O religioso foi transferido depois a uma paróquia sem que Ratzinger, a maior autoridade local, tenha sido informado e voltou a transgredir.
O caso ilustra a atitude da hierarquia católica até que explodiram, em 2000, numerosos e graves escândalos de pedofilia nos Estados Unidos.
Em 2001, João Paulo II publicou um documento especial, um "motu propio", qualificando o comportamento de "crime grave", iniciando, assim, a ruptura com o passado.

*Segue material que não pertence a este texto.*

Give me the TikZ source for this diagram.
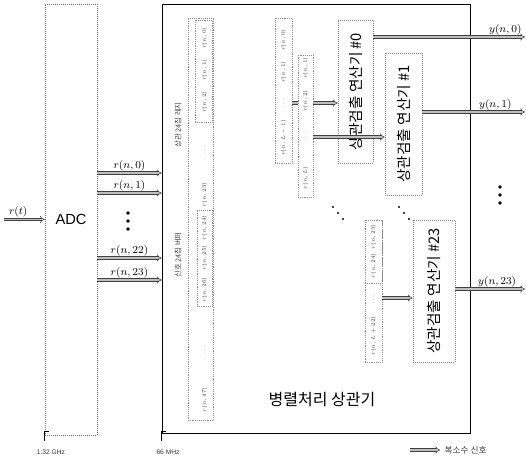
\documentclass[tikz,border=0pt]{standalone}
\usepackage{graphicx}
\usepackage{fontspec}
\setsansfont{Liberation Sans}
\newfontfamily\kr{Noto Sans CJK KR}
\usetikzlibrary{arrows.meta}

\begin{document}
\begin{tikzpicture}[
      x=0.75pt, y=-0.75pt,
      blockbox/.style = {
        rectangle, draw=black!55, densely dotted, line width=0.5pt,
        inner sep=0pt
      },
      regcol/.style = {
        rectangle, draw=black!45, densely dotted, line width=0.4pt,
        fill=white, inner sep=0pt
      },
      corrbox/.style = {
        rectangle, draw=black!50, densely dotted, line width=0.5pt,
        fill=white, inner sep=0pt, minimum height=106.5pt,
        font=\kr\fontsize{11}{13}\selectfont
      },
      reg/.style  = {rotate=90, scale=0.8, font=\fontsize{5}{6}\selectfont, inner sep=0.5pt, text=black!80},
      cplx/.style = {-{Implies}, double=black!25, double distance=1.4pt,
                     line width=0.45pt, draw=black!75},
      lbl/.style  = {font=\fontsize{8}{9}\selectfont, inner sep=1.5pt},
      side/.style = {rotate=90, font=\kr\fontsize{5.5}{6}\selectfont, text=black!75},
      clk/.style  = {font=\sffamily\fontsize{5}{6}\selectfont, text=black!80}
    ]
      \useasboundingbox (0,0) rectangle (526,463);

      % ===================== ADC and main block =====================
      \node[blockbox, minimum width=39pt, minimum height=323.25pt,
            font=\sffamily\fontsize{11}{12}\selectfont] (adc) at (71,219.5) {ADC};
      \node[draw=black, line width=0.6pt, minimum width=231pt,
            minimum height=321.75pt] (main) at (316,218.5) {};
      \node[font=\kr\fontsize{12}{14}\selectfont] (mainlbl) at (322,400) {병렬처리 상관기};

      % Input
      \coordinate (rin) at (4,219.5);
      \draw[cplx] (rin) -- node[lbl, above, pos=0.35] {$r(t)$} (adc.west);

      % ADC -> parallel correlator
      \draw[cplx] (adc.east |- 0,173) -- node[lbl, above] {$r(n,0)$} (main.west |- 0,173);
      \draw[cplx] (adc.east |- 0,193) -- node[lbl, above] {$r(n,1)$} (main.west |- 0,193);
      \draw[cplx] (adc.east |- 0,258) -- node[lbl, above] {$r(n,22)$} (main.west |- 0,258);
      \draw[cplx] (adc.east |- 0,280) -- node[lbl, above] {$r(n,23)$} (main.west |- 0,280);
      \foreach \yy in {213,221,229} \fill (128,\yy) circle (1.4pt);

      % ===================== Input buffer =====================
      \node[regcol, minimum width=19pt, minimum height=301.5pt] (buf) at (200.5,219) {};
      \node[regcol, minimum width=12.75pt, minimum height=76.5pt] (bufA) at (203.5,71) {};
      \node[regcol, minimum width=11.25pt, minimum height=72pt] (bufB) at (204.5,258) {};
      \foreach \yy/\tx in {38/{r(n,0)}, 70/{r(n,1)}, 102/{r(n,2)}, 150/{\cdots},
                           195/{r(n,23)}, 228/{r(n,24)}, 258/{r(n,25)}, 290/{r(n,26)},
                           350/{\cdots}, 400/{r(n,47)}}
        \node[reg] (b\yy) at (204.5,\yy) {$\tx$};
      \node[side] (sideA) at (178,125) {상관 24칩 레지};
      \node[side] (sideB) at (178,255) {신호 24칩 버퍼};

      % ===================== Correlator #0 =====================
      \node[regcol, minimum width=12.75pt, minimum height=108.75pt] (colA) at (283.5,90.5) {};
      \foreach \yy/\tx in {40/{r(n,0)}, 72/{r(n,1)}, 104/{\cdots}, 138/{r(n,L-1)}}
        \node[reg] (a\yy) at (283.5,\yy) {$\tx$};
      \node[corrbox, minimum width=26.25pt, minimum height=107.25pt] (box0) at (355.5,91.5)
        {\rotatebox{90}{상관검출 연산기 \#0}};
      \draw[cplx] (colA.east |- 0,103) -- (box0.west |- 0,103);

      % ===================== Correlator #1 =====================
      \node[regcol, minimum width=11.25pt, minimum height=106.5pt] (colB) at (305.5,126) {};
      \foreach \yy/\tx in {68/{r(n,1)}, 101/{r(n,2)}, 137/{\cdots}, 178/{r(n,L)}}
        \node[reg] (c\yy) at (305.5,\yy) {$\tx$};
      \node[corrbox, minimum width=27.75pt] (box1) at (403.5,124)
        {\rotatebox{90}{상관검출 연산기 \#1}};
      \draw[cplx] (colB.east |- 0,137) -- (box1.west |- 0,137);

      % ===================== Correlator #23 =====================
      \node[regcol, minimum width=12.75pt, minimum height=106.5pt] (colW) at (373.5,291) {};
      \node[regcol, minimum width=12.75pt, minimum height=47.25pt] (colWtop) at (373.5,251.5) {};
      \foreach \yy/\tx in {237/{r(n,23)}, 266/{r(n,24)}, 300/{\cdots}, 336/{r(n,L+22)}}
        \node[reg] (d\yy) at (373.5,\yy) {$\tx$};
      \node[corrbox, minimum width=31.5pt] (box23) at (434,291)
        {\rotatebox{90}{상관검출 연산기 \#23}};
      \draw[cplx] (colW.east |- 0,298) -- (box23.west |- 0,298);

      % skipped correlators
      \foreach \dd in {0,5,10} {
        \fill (333+\dd,207+1.2*\dd) circle (0.8pt);
        \fill (399+\dd,207+1.2*\dd) circle (0.8pt);
      }

      % ===================== Outputs =====================
      \coordinate (out0) at (525,37);
      \coordinate (out1) at (525,112);
      \coordinate (out23) at (525,289);
      \draw[cplx] (box0.east |- out0) -- node[lbl, above, pos=0.87] {$y(n,0)$} (out0);
      \draw[cplx] (box1.east |- out1) -- node[lbl, above, pos=0.71] {$y(n,1)$} (out1);
      \draw[cplx] (box23.east |- out23) -- node[lbl, above, pos=0.6] {$y(n,23)$} (out23);
      \foreach \yy in {187,195,203} \fill (500,\yy) circle (1.4pt);

      % ===================== Clocks =====================
      \draw[line width=0.5pt] (adc.south west) ++(0,6) -- ++(0,-10) -- ++(4,0);
      \draw[line width=0.5pt] (main.south west) ++(0,8) -- ++(0,-10) -- ++(4,0);
      \node[clk] (clkA) at (51,452) {1.32 GHz};
      \node[clk] (clkB) at (168,452) {66 MHz};

      % Legend
      \coordinate (legA) at (410,450);
      \coordinate (legB) at (440,450);
      \draw[cplx] (legA) -- (legB);
      \node[right, font=\kr\fontsize{6.5}{7}\selectfont, text=black!75] (legT) at (legB) {복소수 신호};

    \end{tikzpicture}
\end{document}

O documento papal havia sido elaborado pelo então cardeal e teólogo Joseph Ratzinger, prefeito da Congregação para a Doutrina da Fé.
Entre as medidas adotadas e comunicadas pelo Vaticano estava a de convidar os bispos a afastarem imediatamente os padres denunciados por pedofilia.
"Nos últimos 15 anos vem sendo vivenciada uma verdadeira revolução na Igreja", explicou à AFP o vaticanista Marco Politi.
"A mudança é tão importante, que até o Papa, hoje em dia, pede que se denunciem os casos", acrescentou.
"Bento XVI arremeteu contra o fenômeno desde o início de seu pontificado, em 2005, quando ordenou ao padre mexicano Marcial Maciel, fundador dos Legionários de Cristo, que deixasse as celebrações religosas em público, depois de ter sido alvo de múltiplas acusações por abuso a menores seminaristas", recorda John Allen, especialista americano em assuntos do Vaticano.
"O pontífice também se encontrou com as vítimas, durante viagens aos Estados Unidos e à Austrália", destaca.
Os casos de pedofilia cometidos por padres aumentam a cada dia e afetam vários países e numerosas instituições que educam milhões de jovens em todo o mundo.
O desafio é também financeiro. A igreja americana pagou, em 2008, 436 milhões de dólares em indenizações.
"A hierarquia da Igreja está consciente, agora, de que não se pode guardar silêncio nem limitar-se a transferir o sacerdote culpado, sob o risco de cometer novas atrocidades", sustenta outro especialista, Sandro Magister, na revista italiana L'Espresso.
Para o bispo italiano de Alessandria, Giuseppe Versaldi, "graças ao rigor" de Bento XVI as conferências episcopais de todo o mundo não temem que cheguem à luz as denúncias, colaborando com as autoridades penais para que os "culpados sejam punidos".
"A carta aos católicos irlandeses será o primeiro documento oficial de um Papa sobre a pedofilia na sociedade contemporânea", destaca Marco Politi.